Many types of radiation thermometer are available for different applications. For measuring high temperatures a thermometer should be chosen that operates at a short wavelength, where the rate of change of emitted radiation with temperature is very high. However, for low temperature applications where the amount of emitted radiation is low, a broad-band device operating at longer wavelengths is required. NPL can calibrate infrared thermometers between -40 °C to 3000 °C."It is typical of the simplified information available where emission is emphasised and it is suggested there is some way of knowing the temperature only by receiving emission using the laws of physics.

http://www.laserfocusworld.com/articles/print/volume-48/issue-04/features/microbolometer-arrays-enable-uncooled-infrared-camera.html

This one goes deeper but you still find the claim they work via heating rather than emphasising temperature change.

"The lower the mass of the illuminated pixel, the less IR energy is needed to increase its temperature a given amount, and the more sensitive it is."

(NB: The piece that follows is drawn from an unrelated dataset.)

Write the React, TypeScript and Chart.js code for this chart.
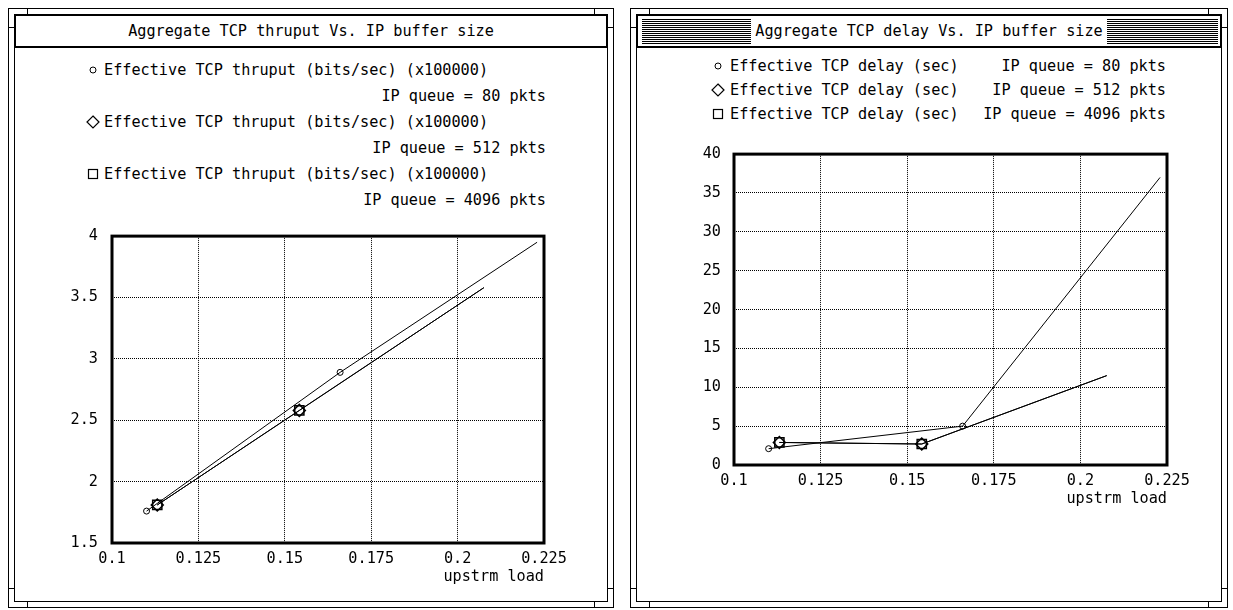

99% of research papers are saying the same thing.

There are, by the way, basically two different types of detectors used in uncooled bolometers, 1. thermal detectors and 2. photon detectors. Thermal detectors firstly measure a change in temperature and these are the kinds of detectors used in cheap radiation thermometers and many of the more expensive multi pixel cameras.

People seem to be mixing up ideas. Ie the idea of heat absorption which is going to be a one way energy transfer in either direction which in reality happens via a two way process and then the idea of absorption emittance which is also a two way process.

 

[russ_watters]

The first link isn't working for me, but the second is talking about cameras and mentions two different technologies, one of which is indeed (and surprising to me) measuring the temperature of the detector and the other is measuring the photons directly, ccd style [edit, actually that's photovoltaic style - but ccds also capture photons from their own heat).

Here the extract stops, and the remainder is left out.